Since the 1980s there was a consensus about the link between fat intake and coronary artery disease. Reduce one and the other will also reduce. Guidelines were issued and low-fat diets were seen as a means of combating obesity and heart disease. This gave rise to a whole industry producing low-fat products that were assumed “healthy” in the of face the guideline. This consensus was challenged by a minority group, that gradually became larger.

In the beginning of 2015 a study was published in the Annals of Internal Medicine in which researchers pooled 72 studies and clinical trials and found that total saturated fatty acid was not linked to coronary disease risk or that a lower intake of fats is beneficial for the heart.

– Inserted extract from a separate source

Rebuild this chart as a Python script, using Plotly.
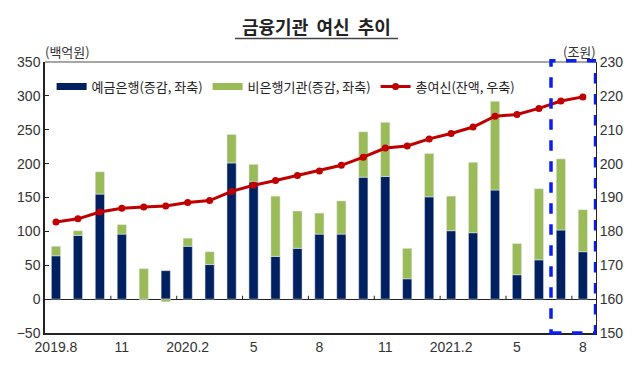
import plotly.graph_objects as go

months = ["2019.8", "9", "10", "11", "12", "2020.1", "2020.2", "3", "4", "5", "6", "7", "8",
          "9", "10", "11", "12", "2021.1", "2021.2", "3", "4", "5", "6", "7", "8"]
bank = [64, 94, 155, 96, 0, 42, 78, 51, 201, 173, 63, 75, 96,
        96, 180, 181, 30, 151, 101, 98, 161, 36, 58, 102, 70]
nonbank = [14, 7, 33, 14, 45, -4, 12, 19, 42, 26, 89, 55, 31,
           49, 67, 80, 45, 64, 51, 104, 131, 46, 105, 105, 62]
total = [182.8, 183.7, 185.7, 186.8, 187.2, 187.5, 188.5, 189.1, 191.8, 193.6, 195.0, 196.5, 197.8,
         199.5, 201.9, 204.6, 205.2, 207.3, 208.9, 210.8, 214.0, 214.5, 216.3, 218.5, 219.7]
tick_labels = ["2019.8", "11", "2020.2", "5", "8", "11", "2021.2", "5", "8"]

NAVY = "#002060"
GREEN = "#9bbb59"
RED = "#c00000"
KFONT = "Noto Sans CJK KR"
NFONT = "Liberation Sans"

x = list(range(len(months)))

fig = go.Figure()
fig.add_trace(go.Bar(x=x, y=bank, marker_color=NAVY, width=0.42, name="예금은행(증감, 좌축)",
                     showlegend=False, yaxis="y"))
fig.add_trace(go.Bar(x=x, y=nonbank, marker_color=GREEN, width=0.42, name="비은행기관(증감, 좌축)",
                     showlegend=False, yaxis="y"))
fig.add_trace(go.Scatter(x=x, y=total, mode="lines+markers", yaxis="y2",
                         line=dict(color=RED, width=3), marker=dict(color=RED, size=7),
                         name="총여신(잔액, 우축)", showlegend=False))

# legend proxies
fig.add_trace(go.Scatter(x=[None], y=[None], mode="lines", line=dict(color=NAVY, width=7),
                         name="예금은행(증감, 좌축)"))
fig.add_trace(go.Scatter(x=[None], y=[None], mode="lines", line=dict(color=GREEN, width=7),
                         name="비은행기관(증감, 좌축)"))
fig.add_trace(go.Scatter(x=[None], y=[None], mode="lines+markers", line=dict(color=RED, width=3),
                         marker=dict(color=RED, size=7), name="총여신(잔액, 우축)"))

tickvals = list(range(0, len(months), 3))

fig.update_layout(
    width=640, height=381,
    margin=dict(l=45, r=44, t=62, b=48),
    paper_bgcolor="white", plot_bgcolor="white",
    barmode="relative",
    font=dict(family=NFONT, size=14, color="#333"),
    legend=dict(orientation="h", x=0.012, y=0.965, xanchor="left", yanchor="top",
                font=dict(family=KFONT, size=13, color="#222"), bgcolor="rgba(0,0,0,0)",
                itemwidth=30, tracegroupgap=0),
    xaxis=dict(range=[-0.5, 24.6], tickvals=tickvals, ticktext=tick_labels, ticks="",
               showline=True, linecolor="#222", linewidth=1.5, showgrid=False, zeroline=False,
               tickfont=dict(family=NFONT, size=14, color="#333")),
    yaxis=dict(range=[-50, 350], dtick=50, ticks="inside", ticklen=4, tickcolor="#222",
               showline=True, linecolor="#222", linewidth=1.5, showgrid=False,
               zeroline=True, zerolinecolor="#222", zerolinewidth=1, automargin=False,
               tickfont=dict(family=NFONT, size=14, color="#333")),
    yaxis2=dict(range=[150, 230], dtick=10, overlaying="y", side="right", ticks="",
                showline=True, linecolor="#222", linewidth=1, showgrid=False, zeroline=False,
                automargin=False,
                tickfont=dict(family=NFONT, size=14, color="#333")),
)

# top border
fig.add_shape(type="line", xref="paper", yref="paper", x0=0, x1=1, y0=1, y1=1,
              line=dict(color="#888", width=1.5))
# minor ticks on the zero line between groups
for v in tickvals[1:]:
    fig.add_shape(type="line", xref="x", yref="y", x0=v - 0.5, x1=v - 0.5, y0=0, y1=5,
                  line=dict(color="#222", width=1))

# dashed highlight around last two months
fig.add_shape(type="rect", xref="x", yref="paper", x0=len(months) - 2.45, x1=len(months) - 0.42,
              y0=0, y1=1.005, line=dict(color="#0a1ef0", width=3.5, dash="dash"))

# title with underline
fig.add_annotation(text="<b>금융기관  여신  추이</b>", xref="paper", yref="paper",
                   x=(316 - 45) / 551, y=1 + (62 - 26) / 271, showarrow=False,
                   xanchor="center", yanchor="middle",
                   font=dict(family=KFONT, size=18, color="#222"))
fig.add_shape(type="line", xref="paper", yref="paper",
              x0=(235 - 45) / 551, x1=(398 - 45) / 551,
              y0=1 + (62 - 38.5) / 271, y1=1 + (62 - 38.5) / 271,
              line=dict(color="#444", width=1.5))

fig.add_annotation(text="(백억원)", xref="paper", yref="paper", x=(67 - 45) / 551,
                   y=1 + (62 - 51) / 271, showarrow=False, xanchor="center", yanchor="middle",
                   font=dict(family=KFONT, size=13, color="#333"))
fig.add_annotation(text="(조원)", xref="paper", yref="paper", x=(579 - 45) / 551,
                   y=1 + (62 - 51) / 271, showarrow=False, xanchor="center", yanchor="middle",
                   font=dict(family=KFONT, size=13, color="#333"))

fig.write_html("out.html", config={"displayModeBar": False},
               post_script="document.body.style.margin='0';")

This does of course not mean that a high fat intake would be entirely harmless, but it’s not the major culprit that the experts led us to believe until last year. There are even those who suspect that the directive to eat less fat even had harmful effects. Healthy high-fat products, such as nuts, olive oil and fish oil, were given a bad image and dietitians lost sight of the risks of a higher sugar intake (more sugars were added to low-fat products to compensate for the loss of flavor brought by the fats).

Now that is something very interesting. Here is a consensus that held from the 1980s until now, pinpointing one factor (even lacking evidence) and that the media, the public as well as the professionals bought firmly into it. Yet no conspiracy and no large-scale misinformation campaigns were needed. There was no group of people who wanted to fool anyone, nor was there any intentional deceit. This information was put out in good faith and although it was unjustified by the science, the consensus survived until last year.

There are several similarities with climate science. Both sciences study a complex, coupled system (human body and the climate system). There is however a difference in experience (thousand versus decades).

Both sciences also have their limitation in studying their subject (there are ethical objections to put people in standardized experiments versus there only be one patient and in fact it is not sure whether it is a patient or not, because of scarce reliable historical data).

This means that there is a huge uncertainty regarding the outcome of dietary studies. People are complex organisms and live in a complex interaction with their environment. There are thousands of variables and they all can influence each other. There are things like age, physical health, fitness, genetic predestination, food preferences/availability, personal habits, background and so on. dietary fat is only one of those.
The same in climate science. There are also thousands of variables and they can all influence each other. The sun, clouds, the ocean circulations, water vapor and other greenhouse gases, the biosphere, carbon cycle, and so on. CO2 is only one of those.

In such observational studies, it is not possible to pinpoint one variable as THE cause. There is no way to know whether the real cause(s) were among the tested variables.

The current medical researchers didn’t point to just another factor to replace one cause of coronary disease with another, they just showed that the consensus was not based on good scientific evidence. The dietary guideline was not put in place because the data said there was a link between dietary fats and coronary diseases, but for other considerations.

What are the chances that in 30-40 years we will be told that the current guidelines to limit CO2 emissions lacked any solid evidence and that our focus on this mirage even had harmful effects 😉

To me this example shows again that a consensus can be wrong and that is not unusual. It doesn’t mean we must dismiss every consensus, but we clearly can’t rely on it without verification. We have to keep a healthy dose of skepticism, especially in a science dealing with loads of uncertainty like dietary studies or climate studies. It is this skepticism what I think is missing in climate related issues.